Beyond the Pill promotes access and equity in women’s contraceptive health care. We build the research foundation to transform clinical care and women’s lives worldwide.

The Beyond the Pill research program investigates policy-relevant questions about women’s reproductive health. Our research aims to reduce high unintended pregnancy in the US and globally through changes in access, care and policy. We study underserved populations, including adolescents and women in low-resource settings, with the goal of reducing health disparities and improving reproductive autonomy.
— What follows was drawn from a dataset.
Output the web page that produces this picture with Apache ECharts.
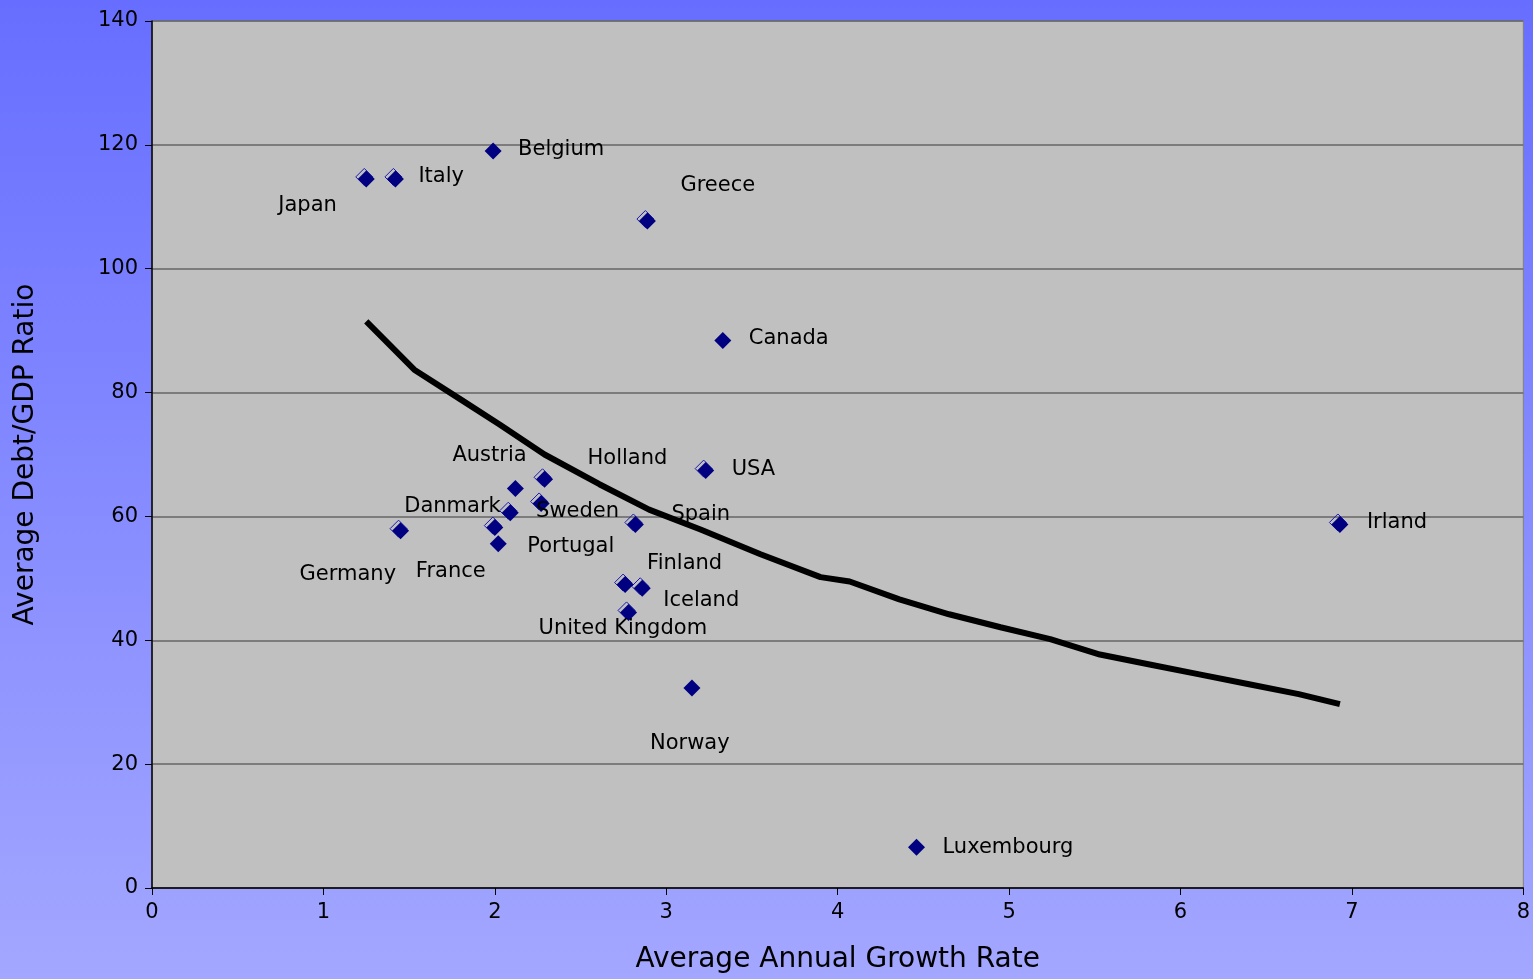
<!DOCTYPE html>
<html><head><meta charset="utf-8">
<script src="https://cdn.jsdelivr.net/npm/echarts@6/dist/echarts.min.js"></script>
<style>html,body{margin:0;padding:0;}#c{width:1533px;height:979px;}</style>
</head><body><div id="c"></div>
<script>
const countries = ["Japan","Italy","Belgium","Greece","Canada","USA","Irland","Luxembourg","Norway","Austria","Holland","Danmark","Sweden","Spain","Portugal","France","Germany","Finland","Iceland","United Kingdom"];
const growth = [1.25,1.42,1.99,2.89,3.33,3.23,6.93,4.46,3.15,2.12,2.29,2.09,2.27,2.82,2.02,2.00,1.45,2.76,2.86,2.78];
const debt = [114.5,114.5,119.0,107.7,88.4,67.4,58.7,6.6,32.3,64.5,66.0,60.6,62.1,58.7,55.6,58.2,57.7,49.0,48.4,44.5];
const hasOutline = [1,1,0,1,0,1,1,0,0,0,1,1,1,1,0,1,1,1,1,1];
const trendX = [1.25,1.53,1.80,2.03,2.29,2.61,2.90,3.20,3.55,3.90,4.07,4.36,4.65,4.95,5.24,5.53,5.82,6.11,6.40,6.69,6.93];
const trendY = [91.5,83.7,78.9,74.8,70.0,65.2,61.1,57.9,53.9,50.2,49.5,46.6,44.2,42.1,40.2,37.7,36.1,34.5,32.9,31.3,29.7];
const xTicks = [0,1,2,3,4,5,6,7,8];
const yTicks = [0,20,40,60,80,100,120,140];

// label placement (pixel offsets from the marker)
const labelOffsets = {
  "Japan":[-88,27],"Italy":[23,-2],"Belgium":[25,-2],"Greece":[33,-35],"Canada":[26,-2],
  "USA":[26,-1],"Irland":[27,-2],"Luxembourg":[26,0],"Norway":[-42,56],"Austria":[-63,-33],
  "Holland":[43,-21],"Danmark":[-106,-6],"Sweden":[-5,8],"Spain":[36,-10],"Portugal":[29,3],
  "France":[-79,44],"Germany":[-101,44],"Finland":[22,-21],"Iceland":[21,12],"United Kingdom":[-90,16]
};

const font = "'DejaVu Sans', sans-serif";
const chart = echarts.init(document.getElementById('c'));
const pts = countries.map((n,i)=>({value:[growth[i],debt[i]], name:n,
  label:{show:true, formatter:n, position:'inside', align:'left', verticalAlign:'middle',
    offset:labelOffsets[n], color:'#000', fontSize:21, fontFamily:font}}));
const outlinePts = countries.map((n,i)=>hasOutline[i]?[growth[i],debt[i]]:null).filter(v=>v);
chart.setOption({
  animation:false,
  backgroundColor:{type:'linear',x:0,y:0,x2:0,y2:1,colorStops:[{offset:0,color:'#676eff'},{offset:1,color:'#a3a7ff'}]},
  grid:{left:152,top:21,right:9,bottom:90,show:true,backgroundColor:'#c0c0c0',borderColor:'#808080',borderWidth:1},
  xAxis:{type:'value',min:0,max:8,interval:1,
    name:'Average Annual Growth Rate',nameLocation:'middle',nameGap:58,
    nameTextStyle:{fontSize:28,fontFamily:font,color:'#000'},
    axisLine:{show:true,onZero:false,lineStyle:{color:'#000',width:1.5}},
    axisTick:{show:true,length:7,lineStyle:{color:'#000'}},
    axisLabel:{fontSize:21,fontFamily:font,color:'#000',margin:14},
    splitLine:{show:false}},
  yAxis:{type:'value',min:0,max:140,interval:20,
    name:'Average Debt/GDP Ratio',nameLocation:'middle',nameGap:112,
    nameTextStyle:{fontSize:28,fontFamily:font,color:'#000'},
    axisLine:{show:true,onZero:false,lineStyle:{color:'#000',width:1.5}},
    axisTick:{show:true,length:7,lineStyle:{color:'#000'}},
    axisLabel:{fontSize:21,fontFamily:font,color:'#000',margin:14},
    splitLine:{show:true,lineStyle:{color:'#666',width:1.5}}},
  series:[
    {type:'line',data:trendX.map((x,i)=>[x,trendY[i]]),showSymbol:false,smooth:false,
     lineStyle:{color:'#000',width:6},z:2},
    {type:'scatter',data:outlinePts,symbol:'diamond',symbolSize:17,symbolOffset:[-2,-2],
     itemStyle:{color:'rgba(0,0,0,0)',borderColor:'#1a1ab0',borderWidth:1,opacity:1},z:3},
    {type:'scatter',data:pts,symbol:'diamond',symbolSize:17,
     itemStyle:{color:'#000080',opacity:1},z:4}
  ]
});
</script></body></html>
We are an interdisciplinary team of clinician-scientists and social scientists, working together to make a real-world impact.

Our research is guided by a commitment to:

  • Access: We experiment with new ways to improve women’s access to the full spectrum of contraceptive options, including the most effective methods.
  • Autonomy: We believe in empowering women to make informed choices.
  • Equity: We are committed to reducing health disparities and improving health for all, regardless of age, race, ethnicity, income or other social factors.

Research Areas

Access to Contraception
We evaluate barriers to care and new approaches for improving access to effective contraception, especially for underserved populations including adolescents.

Translational Research
We conduct translational research to bring evidence to the forefront of clinical practice and policy change and have helped to transform the provision of long-acting reversible contraception and emergency contraception in the US and globally.

Contraceptive Choice & Use
Our research on women's and men’s contraceptive knowledge, decision-making, use and pregnancy outcomes informs efforts to promote contraceptive awareness, access, reproductive autonomy and healthy equity.

Global Research
Our work in low-resource settings focuses on access to contraception, improved women’s health and the integration of new technologies into clinical practice.

Featured Research: National Trial on LARC Training

 

New research shows that better education and counseling about women's birth control options can dramatically reduce unintended pregnancies.

Published in The Lancet, our study demonstrates that our UCSF CME-accredited training curriculum for health care providers reduced the number of unintended pregnancies among teens and young women by almost half. The training also increased providers' counseling and women's awareness of effective birth control options, including IUDs and implants.